On Monday I had to make one of the toughest decisions of my life- to request a suspension on my Doctorate studies for six months. What made this such a hard call was that those who know me understand what this Doctorate means to me and how passionate I am about my chosen area of research. I have learnt so much this week since verbalising to friends and colleagues this decision and wanted to share with those who follow my endeavours.
This is normal. The amount of people who have shared with me their stories of taking a break has been astounding. I wish people had shared this with me before so I would not have had to feel so isolated making the call. Better still nearly all the people who shared their stories have gone back to their research and completed. Many shared stories of how changes in circumstances informed their decisions such as family sickness, maternity, promotions etc. When I reflected on how far I had come I realised that the last time I studied for three years nonstop was my degree. My Masters I completed the diploma in 14 months and took a break to concentrate on a promotion. Eventually I completed in four years in 2010. In there was two promotions, a change of employer, a house move, travel and a wedding. For my Doctorate I had risk assessed life getting in the way because of this experience (a very Janice thing to do), but it is not on the Gantt chart. Nobody has a crystal ball.
Radiography Doctorates. As an educator I am passionate about enabling radiographers to make this one happen. I actively champion the Society and College of Radiographers research strategy for 1% of Doctorates by 2021- #300radiographydoctorates. However there is a narrative behind these figures. Most Doctorates are undertaken by those in an education setting, a few by those in clinical posts. Many of us are further along in our careers and trying to juggle work, finances and life. There are “role-models” however they are so few and far between in our profession I personally feel like these people are superhuman. There is of course a growing on-line community of friendly radiography learners informally supporting each other. I know this has helped me and will continue to help me moving forwards. However sometimes in social media spaces it is all about showcasing the good stuff and not so much the hard parts. This blog should in part address that balance.

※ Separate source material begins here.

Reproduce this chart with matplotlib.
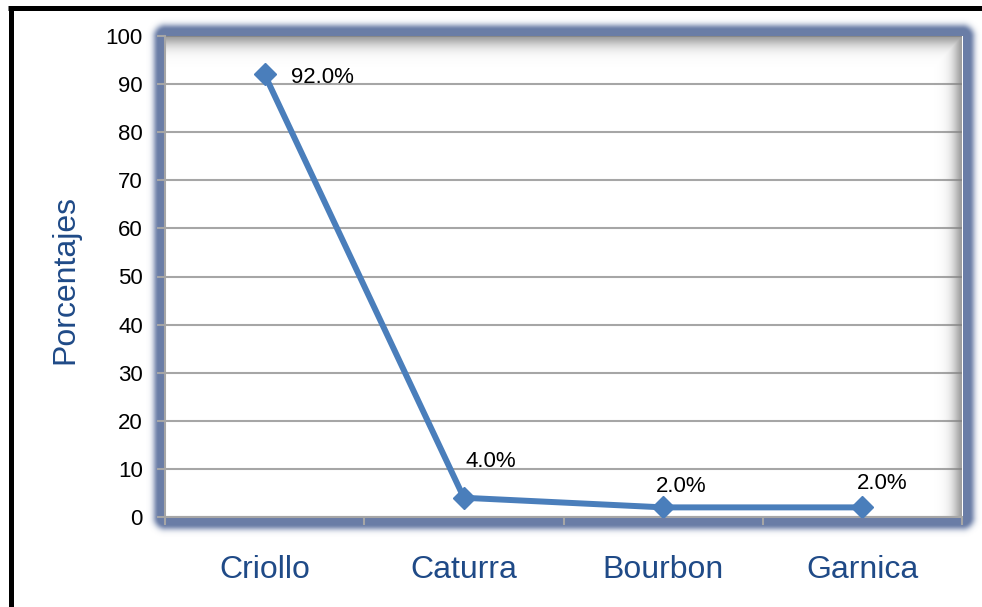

Sometimes stillness is the best option. A very wise AHP offered this viewpoint. In the crazy mad world we live in, where you have to continue to drive forward in everything you do, we often forget to stop, stand still and take in the bigger picture. This goes for life and leadership roles. It is easy in these situations to just keep going, pushing through but stillness offers just as much value as crazy busy. I have never had any issues with discipline and driving projects forward but I have pleasantly surprised myself with how I have developed the skill of “stillness” as I get older.
I am not sure how this blog will be received. I have had a small minority of people say I told you so (for a variety of reasons) which frankly has not really been helpful. Maybe they are right. Personally I am proud to have had the self-awareness to stop. All I have ever wanted to do with this Doctorate journey was to be authentic, to show the ups and downs of the journey ensuring others understood that this is all normal. This definitely is a pause but by no means a full stop.